### Instructions for the task
For the material that follows, return exactly the lines from the one with "Output the web" through the one with "const xName = 'α(°)';", both ends included.
(begin)
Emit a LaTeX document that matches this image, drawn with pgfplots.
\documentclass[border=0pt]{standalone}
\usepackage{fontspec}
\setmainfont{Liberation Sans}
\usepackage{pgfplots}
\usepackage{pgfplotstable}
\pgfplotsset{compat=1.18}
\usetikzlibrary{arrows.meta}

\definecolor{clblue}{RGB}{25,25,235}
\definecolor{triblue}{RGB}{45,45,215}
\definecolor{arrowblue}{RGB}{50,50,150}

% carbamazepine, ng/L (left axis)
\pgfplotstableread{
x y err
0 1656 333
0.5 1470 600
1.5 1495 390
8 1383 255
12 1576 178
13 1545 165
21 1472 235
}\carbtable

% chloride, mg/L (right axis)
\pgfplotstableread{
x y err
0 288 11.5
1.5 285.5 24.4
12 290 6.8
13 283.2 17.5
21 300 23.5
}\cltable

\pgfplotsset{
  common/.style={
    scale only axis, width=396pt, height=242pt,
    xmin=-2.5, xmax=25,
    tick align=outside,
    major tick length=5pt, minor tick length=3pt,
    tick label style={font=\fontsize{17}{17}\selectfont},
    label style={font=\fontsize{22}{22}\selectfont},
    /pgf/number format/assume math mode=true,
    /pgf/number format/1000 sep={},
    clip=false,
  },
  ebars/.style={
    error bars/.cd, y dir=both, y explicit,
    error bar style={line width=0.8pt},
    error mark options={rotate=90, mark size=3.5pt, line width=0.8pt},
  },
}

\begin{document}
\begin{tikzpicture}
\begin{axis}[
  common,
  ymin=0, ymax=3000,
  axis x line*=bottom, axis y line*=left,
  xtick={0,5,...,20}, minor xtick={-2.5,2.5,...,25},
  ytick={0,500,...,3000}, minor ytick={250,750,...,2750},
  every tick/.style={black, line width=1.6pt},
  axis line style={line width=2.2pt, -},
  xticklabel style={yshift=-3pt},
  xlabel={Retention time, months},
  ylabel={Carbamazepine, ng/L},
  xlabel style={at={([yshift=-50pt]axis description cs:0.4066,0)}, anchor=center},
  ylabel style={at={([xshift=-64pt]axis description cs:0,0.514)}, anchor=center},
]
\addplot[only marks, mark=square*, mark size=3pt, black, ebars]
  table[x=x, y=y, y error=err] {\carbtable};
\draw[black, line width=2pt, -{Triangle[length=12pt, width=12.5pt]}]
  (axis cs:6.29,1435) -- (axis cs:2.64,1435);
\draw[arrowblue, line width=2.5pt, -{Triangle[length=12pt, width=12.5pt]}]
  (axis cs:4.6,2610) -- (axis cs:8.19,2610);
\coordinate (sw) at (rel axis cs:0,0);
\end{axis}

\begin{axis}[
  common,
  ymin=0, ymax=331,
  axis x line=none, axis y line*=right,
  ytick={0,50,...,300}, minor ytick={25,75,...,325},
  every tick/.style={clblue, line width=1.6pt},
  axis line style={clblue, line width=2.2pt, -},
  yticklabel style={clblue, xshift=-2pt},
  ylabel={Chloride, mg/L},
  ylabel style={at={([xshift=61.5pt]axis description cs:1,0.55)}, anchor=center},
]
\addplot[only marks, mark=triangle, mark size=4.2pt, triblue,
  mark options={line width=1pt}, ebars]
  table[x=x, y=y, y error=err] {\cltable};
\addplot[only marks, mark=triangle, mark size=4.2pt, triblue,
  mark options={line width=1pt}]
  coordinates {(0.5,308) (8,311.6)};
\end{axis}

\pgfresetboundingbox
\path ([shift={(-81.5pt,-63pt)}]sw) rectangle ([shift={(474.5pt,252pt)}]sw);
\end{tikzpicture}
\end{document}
(end)
(begin)
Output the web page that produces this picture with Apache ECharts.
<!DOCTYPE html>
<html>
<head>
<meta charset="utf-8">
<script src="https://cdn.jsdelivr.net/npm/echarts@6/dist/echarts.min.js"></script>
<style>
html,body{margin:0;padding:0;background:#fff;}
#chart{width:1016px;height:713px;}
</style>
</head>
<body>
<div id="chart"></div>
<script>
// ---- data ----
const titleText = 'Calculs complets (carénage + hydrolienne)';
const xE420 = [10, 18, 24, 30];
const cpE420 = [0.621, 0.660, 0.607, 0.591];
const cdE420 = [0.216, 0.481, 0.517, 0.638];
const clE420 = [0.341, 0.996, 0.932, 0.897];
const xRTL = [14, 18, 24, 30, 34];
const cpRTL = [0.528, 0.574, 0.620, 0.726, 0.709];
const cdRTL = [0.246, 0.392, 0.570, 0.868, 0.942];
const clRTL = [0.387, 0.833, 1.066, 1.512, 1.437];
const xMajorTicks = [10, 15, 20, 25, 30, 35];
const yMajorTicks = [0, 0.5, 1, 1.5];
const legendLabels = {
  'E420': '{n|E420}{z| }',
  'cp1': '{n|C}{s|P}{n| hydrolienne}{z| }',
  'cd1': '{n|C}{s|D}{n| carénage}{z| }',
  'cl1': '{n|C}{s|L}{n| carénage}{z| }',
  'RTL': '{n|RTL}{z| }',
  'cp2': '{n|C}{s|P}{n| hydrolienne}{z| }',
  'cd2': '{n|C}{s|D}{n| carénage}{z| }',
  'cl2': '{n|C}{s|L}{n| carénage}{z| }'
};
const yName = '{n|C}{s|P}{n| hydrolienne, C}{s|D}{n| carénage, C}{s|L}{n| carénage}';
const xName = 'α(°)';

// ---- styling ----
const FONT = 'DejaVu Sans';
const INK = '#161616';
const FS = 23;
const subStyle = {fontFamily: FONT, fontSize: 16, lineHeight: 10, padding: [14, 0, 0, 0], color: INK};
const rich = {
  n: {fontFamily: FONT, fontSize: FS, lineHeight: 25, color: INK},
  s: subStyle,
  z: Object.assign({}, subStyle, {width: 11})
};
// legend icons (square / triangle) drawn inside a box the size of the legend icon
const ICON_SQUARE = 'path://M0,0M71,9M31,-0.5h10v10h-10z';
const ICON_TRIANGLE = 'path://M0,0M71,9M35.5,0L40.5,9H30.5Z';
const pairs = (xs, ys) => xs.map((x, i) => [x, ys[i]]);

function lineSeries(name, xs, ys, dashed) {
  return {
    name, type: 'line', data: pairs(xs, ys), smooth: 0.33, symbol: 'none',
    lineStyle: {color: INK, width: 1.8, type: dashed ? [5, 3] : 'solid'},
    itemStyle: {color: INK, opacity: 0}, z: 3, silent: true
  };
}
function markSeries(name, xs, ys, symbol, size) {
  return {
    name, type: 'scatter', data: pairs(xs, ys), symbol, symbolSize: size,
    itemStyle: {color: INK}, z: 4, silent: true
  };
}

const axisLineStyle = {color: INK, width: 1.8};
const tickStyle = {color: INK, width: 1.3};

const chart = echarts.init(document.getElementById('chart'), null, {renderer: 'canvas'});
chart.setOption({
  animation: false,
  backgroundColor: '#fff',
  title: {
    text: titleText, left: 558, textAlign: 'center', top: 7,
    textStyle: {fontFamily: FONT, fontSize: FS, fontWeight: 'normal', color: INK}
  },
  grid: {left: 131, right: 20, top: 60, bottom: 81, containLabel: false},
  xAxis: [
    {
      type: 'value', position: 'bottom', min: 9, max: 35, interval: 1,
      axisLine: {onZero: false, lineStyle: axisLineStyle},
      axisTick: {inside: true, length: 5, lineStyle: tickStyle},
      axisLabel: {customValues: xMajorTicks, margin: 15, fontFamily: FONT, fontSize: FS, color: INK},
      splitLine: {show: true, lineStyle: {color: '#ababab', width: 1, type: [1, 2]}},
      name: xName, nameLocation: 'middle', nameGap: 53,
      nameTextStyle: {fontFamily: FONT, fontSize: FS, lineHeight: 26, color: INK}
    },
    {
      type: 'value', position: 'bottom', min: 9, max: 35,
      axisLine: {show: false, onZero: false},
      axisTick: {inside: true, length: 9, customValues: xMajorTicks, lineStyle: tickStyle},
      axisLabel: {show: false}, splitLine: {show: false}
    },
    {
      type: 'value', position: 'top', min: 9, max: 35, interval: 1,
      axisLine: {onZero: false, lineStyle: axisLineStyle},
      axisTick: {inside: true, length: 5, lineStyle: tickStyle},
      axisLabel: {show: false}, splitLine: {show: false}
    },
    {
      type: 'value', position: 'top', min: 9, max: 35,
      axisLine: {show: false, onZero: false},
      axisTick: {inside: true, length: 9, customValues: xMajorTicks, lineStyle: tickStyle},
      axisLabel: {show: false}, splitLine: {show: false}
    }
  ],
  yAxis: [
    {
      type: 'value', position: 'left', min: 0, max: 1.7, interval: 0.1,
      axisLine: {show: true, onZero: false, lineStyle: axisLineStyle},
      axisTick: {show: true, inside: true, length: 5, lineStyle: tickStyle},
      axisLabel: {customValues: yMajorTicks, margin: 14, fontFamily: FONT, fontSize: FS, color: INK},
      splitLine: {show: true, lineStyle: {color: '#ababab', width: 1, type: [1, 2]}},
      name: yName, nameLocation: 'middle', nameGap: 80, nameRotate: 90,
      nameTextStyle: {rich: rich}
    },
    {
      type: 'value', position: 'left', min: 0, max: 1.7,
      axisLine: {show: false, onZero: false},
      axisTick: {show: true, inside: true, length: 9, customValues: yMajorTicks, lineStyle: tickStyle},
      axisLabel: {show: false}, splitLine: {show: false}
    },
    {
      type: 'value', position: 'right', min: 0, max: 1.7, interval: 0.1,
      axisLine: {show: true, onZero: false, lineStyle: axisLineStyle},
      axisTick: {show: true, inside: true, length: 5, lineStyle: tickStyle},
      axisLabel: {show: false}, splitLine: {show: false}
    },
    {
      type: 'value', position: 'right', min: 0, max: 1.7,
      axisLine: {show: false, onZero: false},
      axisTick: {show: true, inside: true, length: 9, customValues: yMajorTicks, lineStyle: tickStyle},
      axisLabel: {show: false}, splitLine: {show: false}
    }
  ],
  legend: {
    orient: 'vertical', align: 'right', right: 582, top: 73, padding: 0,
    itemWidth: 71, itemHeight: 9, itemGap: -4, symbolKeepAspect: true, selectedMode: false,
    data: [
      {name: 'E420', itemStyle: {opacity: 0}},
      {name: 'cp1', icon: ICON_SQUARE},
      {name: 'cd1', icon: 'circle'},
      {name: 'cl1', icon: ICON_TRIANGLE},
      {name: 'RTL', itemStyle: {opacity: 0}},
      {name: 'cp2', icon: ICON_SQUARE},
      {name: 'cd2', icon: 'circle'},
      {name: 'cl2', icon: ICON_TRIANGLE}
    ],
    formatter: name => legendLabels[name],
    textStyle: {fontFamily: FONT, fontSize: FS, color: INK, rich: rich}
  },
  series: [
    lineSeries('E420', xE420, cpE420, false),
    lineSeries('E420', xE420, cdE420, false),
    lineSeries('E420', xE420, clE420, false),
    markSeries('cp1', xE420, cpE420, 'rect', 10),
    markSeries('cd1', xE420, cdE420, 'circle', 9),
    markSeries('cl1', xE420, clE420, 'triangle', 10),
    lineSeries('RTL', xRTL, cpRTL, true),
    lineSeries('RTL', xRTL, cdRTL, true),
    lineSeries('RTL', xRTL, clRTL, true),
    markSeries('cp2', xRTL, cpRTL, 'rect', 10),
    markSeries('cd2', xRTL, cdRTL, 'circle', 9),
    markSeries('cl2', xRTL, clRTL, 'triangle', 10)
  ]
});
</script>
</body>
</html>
(end)
### Output below
Output the web page that produces this picture with Apache ECharts.
<!DOCTYPE html>
<html>
<head>
<meta charset="utf-8">
<script src="https://cdn.jsdelivr.net/npm/echarts@6/dist/echarts.min.js"></script>
<style>
html,body{margin:0;padding:0;background:#fff;}
#chart{width:1016px;height:713px;}
</style>
</head>
<body>
<div id="chart"></div>
<script>
// ---- data ----
const titleText = 'Calculs complets (carénage + hydrolienne)';
const xE420 = [10, 18, 24, 30];
const cpE420 = [0.621, 0.660, 0.607, 0.591];
const cdE420 = [0.216, 0.481, 0.517, 0.638];
const clE420 = [0.341, 0.996, 0.932, 0.897];
const xRTL = [14, 18, 24, 30, 34];
const cpRTL = [0.528, 0.574, 0.620, 0.726, 0.709];
const cdRTL = [0.246, 0.392, 0.570, 0.868, 0.942];
const clRTL = [0.387, 0.833, 1.066, 1.512, 1.437];
const xMajorTicks = [10, 15, 20, 25, 30, 35];
const yMajorTicks = [0, 0.5, 1, 1.5];
const legendLabels = {
  'E420': '{n|E420}{z| }',
  'cp1': '{n|C}{s|P}{n| hydrolienne}{z| }',
  'cd1': '{n|C}{s|D}{n| carénage}{z| }',
  'cl1': '{n|C}{s|L}{n| carénage}{z| }',
  'RTL': '{n|RTL}{z| }',
  'cp2': '{n|C}{s|P}{n| hydrolienne}{z| }',
  'cd2': '{n|C}{s|D}{n| carénage}{z| }',
  'cl2': '{n|C}{s|L}{n| carénage}{z| }'
};
const yName = '{n|C}{s|P}{n| hydrolienne, C}{s|D}{n| carénage, C}{s|L}{n| carénage}';
const xName = 'α(°)';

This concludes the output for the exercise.